Now that you have your egg-free marzipan ready to go, it’s time to make stollen!
Get the recipe:
- 1/2 cup EACH golden raisins, dried cherries or cranberries, crystalized ginger, and slivered almonds
- 1/3 cup Grand Marnier or other orange-infused dark liquor
- 2 tablespoons rum (or more Grand Marnier)
- 1/3 cup non-dairy milk
- 2/3 cup melted vegan butter or margarine, cooled
- 1/3 cup aquafaba (liquid from a can of chickpeas)
- 1/3 cup sugar
- 2 1/4 teaspoons (1 package) active dry yeast
- 1 teaspoon vanilla extract
- 4 cups all-purpose flour
- 1 tablespoon orange zest
- 1 teaspoon ground ginger
- 1 teaspoon cardamom
- 1/4 teaspoon nutmeg
- 3/4 teaspoon salt
- 1 cup marzipan, store bought or homemade
- 1/3 cup melted vegan butter or margarine
- 1/2 cup sugar
- 3/4 teaspoon ground ginger
- 1 cup powdered sugar
- Combine the dried fruit, nuts, and liquor in an airtight container. Cover, then let sit at room temperature for at least 8 hours, or overnight. Turn and shake the container to coat the fruit and nuts every so often.
- Combine non-dairy milk, melted vegan butter, aquafaba, sugar, yeast, and vanilla extract in a large bowl, or a stand mixer equipped with a dough hook.
- Combine the flour, orange zest, spices, and salt. Gradually add the dry ingredients to the wet, stirring between each addition, until a dough is formed.
- Knead the dough for 8-10 minutes, or until a smooth ball is formed.
- Place the dough in an oiled bowl, cover with a clean towel or plastic wrap, and set in a warm place to rise for 1 1/2-2 hours.
- After rising, drain the fruit and nuts, pat dry with a paper towel, and add to the dough. Add more flour if the fruit and nuts makes the dough wet. The insides will not cook properly if the dough is too wet.
- Break the dough in two and roll out each portion into a thick rectangle.
- Take 1/2 of your marzipan and roll it into a rope about 1-inch wide and as long as the length of your dough rectangle. Repeat with the other portion of marzipan.
- Place each marzipan rope in the center of a rolled out portion of dough, then wrap around the marzipan, pinching the edges to seal, then forming the dough into an oblong loaf shape.

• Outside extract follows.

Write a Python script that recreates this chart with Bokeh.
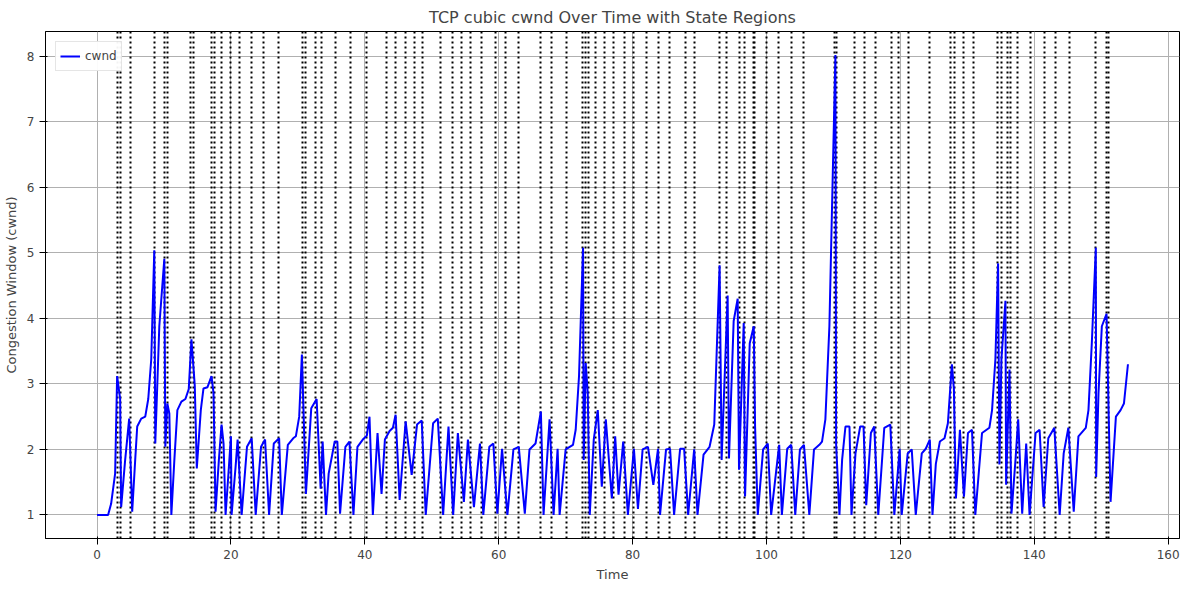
from bokeh.plotting import figure
from bokeh.models import FixedTicker, Range1d
from bokeh.embed import file_html
from bokeh.resources import INLINE

time = [0.0, 1.65, 2.1, 2.7, 3.0, 3.45, 3.6, 4.2, 4.8, 5.25, 5.7, 6.0, 6.6, 7.2, 7.65, 8.1, 8.55, 8.7,
        9.3, 10.05, 10.2, 10.5, 10.8, 11.1, 11.55, 12.0, 12.6, 13.2, 13.7, 14.1, 14.6, 14.9, 15.5, 15.9,
        16.5, 17.1, 17.4, 17.7, 18.2, 18.6, 18.9, 19.2, 19.7, 20.0, 20.1, 20.7, 21.0, 21.6, 22.4, 23.1,
        23.7, 24.5, 25.1, 25.7, 26.4, 27.2, 27.6, 28.5, 29.3, 29.7, 30.2, 30.6, 31.2, 32.0, 32.8, 33.4,
        33.7, 34.2, 34.6, 35.5, 35.9, 36.3, 37.1, 37.7, 38.3, 38.9, 39.7, 40.3, 40.7, 41.2, 41.9, 42.5,
        43.0, 43.7, 44.2, 44.6, 45.2, 46.1, 47.0, 47.8, 48.5, 49.1, 50.2, 50.9, 51.7, 52.5, 53.2, 53.9,
        54.8, 55.4, 56.3, 57.2, 57.7, 58.6, 59.2, 59.8, 60.5, 61.3, 62.2, 63.0, 63.9, 64.6, 65.5, 66.3,
        66.7, 67.6, 68.2, 68.8, 69.1, 70.0, 71.1, 71.5, 72.0, 72.6, 72.7, 73.0, 73.3, 73.6, 74.2, 74.8,
        75.4, 76.0, 76.9, 77.4, 77.9, 78.6, 79.3, 80.2, 80.8, 81.5, 82.3, 83.1, 83.8, 84.1, 85.0, 85.6,
        86.2, 87.1, 87.7, 88.3, 89.2, 89.7, 90.6, 91.5, 92.2, 93.0, 93.3, 94.2, 94.4, 95.1, 95.7, 95.9,
        96.6, 96.8, 97.5, 98.1, 98.3, 98.7, 99.5, 100.2, 100.7, 101.9, 102.3, 103.1, 103.7, 104.3, 105.0,
        105.6, 106.4, 107.1, 107.9, 108.3, 108.8, 109.4, 110.3, 110.4, 110.9, 111.3, 111.8, 112.4, 112.7,
        113.3, 114.0, 114.5, 114.9, 115.6, 116.1, 116.7, 117.6, 118.5, 119.1, 119.9, 120.2, 121.1, 121.7,
        122.3, 123.2, 123.8, 124.4, 124.8, 125.3, 125.9, 126.6, 127.1, 127.7, 128.0, 128.3, 128.9, 129.5,
        130.1, 130.7, 131.2, 132.2, 133.3, 133.7, 134.2, 134.6, 134.8, 135.1, 135.7, 135.8, 136.3, 136.6,
        137.2, 137.6, 138.2, 138.8, 139.3, 140.2, 140.8, 141.4, 142.1, 143.0, 143.8, 144.4, 145.1, 145.9,
        146.6, 147.7, 148.1, 148.6, 149.2, 149.25, 149.6, 150.1, 150.8, 151.4, 152.2, 152.9, 153.4, 154.0]

cwnd = [1.0, 1.0, 1.17, 1.63, 3.12, 2.77, 1.12, 1.84, 2.47, 1.05, 1.84, 2.35, 2.47, 2.5, 2.77, 3.38, 5.04, 2.09,
        3.88, 4.91, 2.04, 2.7, 2.55, 1.0, 1.84, 2.6, 2.73, 2.77, 2.92, 3.68, 2.97, 1.71, 2.6, 2.93,
        2.95, 3.12, 2.86, 1.05, 1.84, 2.38, 2.09, 1.0, 1.74, 2.2, 1.0, 1.74, 2.15, 1.0, 2.04, 2.17,
        1.0, 2.04, 2.15, 1.0, 2.09, 2.17, 1.0, 2.07, 2.17, 2.2, 2.5, 3.45, 1.32, 2.63, 2.77, 1.4,
        2.12, 1.0, 1.63, 2.12, 2.12, 1.02, 2.04, 2.12, 1.0, 2.04, 2.15, 2.21, 2.5, 1.0, 2.25, 1.32,
        2.15, 2.28, 2.33, 2.53, 1.23, 2.43, 1.61, 2.38, 2.44, 1.0, 2.4, 2.47, 1.0, 2.35, 1.0, 2.25,
        1.2, 2.15, 1.12, 2.09, 1.0, 2.04, 2.09, 1.02, 2.01, 1.0, 2.0, 2.04, 1.02, 2.0, 2.09, 2.58,
        1.0, 2.46, 1.0, 2.01, 1.0, 2.0, 2.07, 2.3, 3.12, 5.08, 1.84, 3.32, 2.86, 1.0, 2.15, 2.6,
        1.43, 2.46, 1.25, 2.2, 1.31, 2.12, 1.0, 2.01, 1.09, 2.0, 2.04, 1.46, 2.01, 1.0, 2.0, 2.01,
        1.0, 2.01, 2.01, 1.0, 2.0, 1.0, 1.92, 2.04, 2.38, 4.81, 1.84, 4.35, 1.86, 3.96, 4.3, 1.69,
        3.93, 1.28, 3.62, 3.88, 2.35, 1.0, 2.0, 2.09, 1.0, 2.07, 1.0, 2.01, 2.07, 1.0, 2.0,
        2.07, 1.0, 2.0, 2.07, 2.12, 2.46, 3.88, 8.02, 2.09, 1.0, 1.84, 2.35, 2.35, 1.0,
        1.94, 2.35, 2.35, 1.15, 2.25, 2.35, 1.0, 2.33, 2.38, 1.0, 2.01, 1.0, 1.94, 2.0,
        1.0, 1.94, 2.01, 2.15, 1.0, 1.78, 2.12, 2.17, 2.4, 3.3, 2.92, 1.25, 2.3, 1.28,
        2.25, 2.3, 1.0, 2.25, 2.33, 2.6, 3.38, 4.84, 1.77, 3.38, 4.27, 1.46, 3.22, 1.02,
        1.84, 2.46, 1.02, 2.09, 1.0, 2.25, 2.3, 1.12, 2.17, 2.33, 1.0, 1.94, 2.33, 1.05,
        2.2, 2.33, 2.6, 3.62, 5.08, 1.58, 2.86, 3.88, 4.07, 1.2, 2.5, 2.6, 2.7, 3.3]

state_changes = [3.0, 3.46, 4.96, 8.56, 10.07, 10.52, 13.97, 14.42, 17.13, 17.58, 18.63, 19.98, 21.33,
                 23.14, 24.94, 27.04, 30.65, 31.1, 32.6, 33.5, 35.6, 37.86, 40.26, 43.27, 44.62, 46.12,
                 47.48, 48.68, 51.38, 53.04, 54.39, 55.74, 57.39, 59.5, 61.0, 62.95, 66.26, 67.91, 70.16,
                 72.57, 73.02, 73.47, 74.52, 75.87, 77.22, 78.73, 80.08, 82.03, 83.83, 85.49, 87.89,
                 89.24, 93.0, 94.05, 96.0, 96.75, 98.1, 98.26, 100.06, 101.86, 103.67, 105.47, 110.13,
                 110.43, 113.13, 114.63, 116.29, 118.69, 119.74, 121.24, 124.4, 127.55, 128.15, 129.5,
                 131.0, 134.46, 135.06, 135.96, 136.42, 137.47, 139.42, 141.53, 143.18, 145.28, 149.19,
                 150.84, 151.14]

x_ticks = [0, 20, 40, 60, 80, 100, 120, 140, 160]
y_ticks = [1, 2, 3, 4, 5, 6, 7, 8]

p = figure(width=1184, height=584, output_backend="svg", toolbar_location=None, tools="",
           title="TCP cubic cwnd Over Time with State Regions",
           x_range=Range1d(-7.7, 161.7), y_range=Range1d(0.64, 8.38))
p.title.align = "center"
p.title.text_font = "DejaVu Sans"
p.title.text_font_size = "16px"
p.title.text_font_style = "normal"

p.vspan(x=state_changes, line_color="black", line_width=2, line_dash="2 3")
p.line(time, cwnd, line_color="blue", line_width=2, legend_label="cwnd")

p.xaxis.axis_label = "Time"
p.yaxis.axis_label = "Congestion Window (cwnd)"
p.xaxis.ticker = FixedTicker(ticks=x_ticks)
p.yaxis.ticker = FixedTicker(ticks=y_ticks)
for ax in (p.xaxis, p.yaxis):
    ax.axis_label_text_font = "DejaVu Sans"
    ax.axis_label_text_font_style = "normal"
    ax.axis_label_text_font_size = "13px"
    ax.major_label_text_font = "DejaVu Sans"
    ax.major_label_text_font_size = "12px"
    ax.minor_tick_line_color = None
p.grid.grid_line_color = "#b0b0b0"
p.grid.grid_line_alpha = 1.0
p.outline_line_color = "black"
p.legend.location = "top_left"
p.legend.label_text_font = "DejaVu Sans"
p.legend.label_text_font_size = "12px"
p.legend.padding = 4
p.legend.spacing = 0
p.legend.border_line_color = "#cccccc"

open("out.html", "w").write(file_html(p, INLINE))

- Place each loaf on a baking sheet and cover with a clean towel or plastic wrap and let rise for another hour.
- Preheat oven to 325°F.
- Bake the stollen for 35 minutes or until firm and golden. Remove from oven and let cool completely.
- While loaves are still slightly warm, brush them with the melted margarine.
- Combine the sugar and ginger, then sprinkle and pat onto the loaves after brushing with margarine.
- When the loaves have cooled completely, pat with powdered sugar, then wrap tightly with plastic wrap until ready to serve.
If you purchase store bought marzipan, be sure to check the ingredients. Many brands contain egg whites.
What are your favorite holiday treats? Have you made vegan versions of any of your family’s traditional recipes?